Toronto Sun: As teachers at a Fredericton High School bent over backwards this spring to help Syrian students only to have some of them harass and bully both teachers and other students, a school vice-principal suggested the federal government should help.
That vice-principal is right. Misbehaving students is, sadly, an all-too-common problem in our country’s schools but most of the time educators have (or ought to have) the tools to deal with these problems.
But when the offending student is part of a wave of recently arrived Syrian refugees — unable to speak English and at odds with Canadian values of pluralism and tolerance — extraordinary help from Ottawa is required. The teachers are saying so themselves.
New Brunswick’s capital had accepted about 450 Syrian refugees since last fall and 29 of them became part of the student population of 1,900 at Fredericton High School (FHS) early in the new year.
Most of the Syrian students were eager to learn. A handful were not. The teachers described how some bullied younger students and were insolent and disrespectful to teachers, particularly female teachers. One told a teacher that rocket-propelled grenades was his “hobby.”
“Our team have been accommodating about seating plans, gender, prayer, respecting refugees, etc. I was very disappointed to think that this was not being reciprocated by some of our Syrian students,” one teacher wrote to vice-principal Robyn Allaby.
“This complexity needs to be discussed at the federal level,” Allaby wrote back to her frustrated teachers.
The e-mails were among hundreds unearthed through an access to information request made by the news site TheRebel.media that paint a picture of eager and admirably committed teachers bending over backwards to help refugee students only to discover that, for a handful, good intentions were not enough.
One teacher observed an older Syrian student bully a younger Jewish student and, with almost trademark Canadian naivete, wrote: “Obviously this is a cultural and political scenario that runs deep and while I like to think we can transcend it all in our classrooms, so far it doesn’t look good. While I would like to simply say they are in Canada and they have to deal with their new reality, it may not be so simple.”

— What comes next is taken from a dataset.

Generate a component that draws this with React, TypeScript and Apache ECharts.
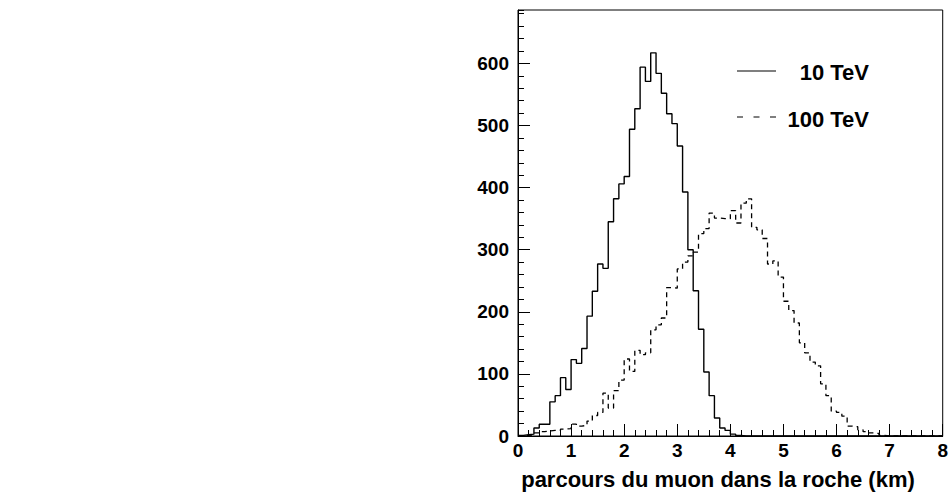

Indeed, it may not be so simple.
In fact, just before rising for their summer recess, MPs were getting an earful from educators about how complex a problem it has become for many on the front line to integrate students who may be illiterate in Arabic, let alone English, into Canada’s school system. Representatives of school boards in Calgary and in Toronto testified at a House of Commons committee that they needed more federal government funding for “the complex needs” of these students.
For the Fredericton teachers on the front line, it wasn’t just money they needed. They scrambled to obtain all kinds of resources, from Arabic language books to information about Syrian education curriculum, to help their students.
Watching Canada Day celebrations, it was encouraging — heartwarming even — to see many Syrian refugees join in and celebrate the country that is happy to adopt them and give them new chances at new lives. As U.S. President Barack Obama told the House of Commons last week, Canada has “inspired the world” with its acceptance of refugees. We should be proud of that.
But the example of Fredericton High School should remind us to be clear-eyed and practical about the difficulty that many Syrian refugees will have coming to terms with Canadian culture and values. And those e-mails should be required reading for legislators — provincial and federal — considering funding requests from those front-line teachers.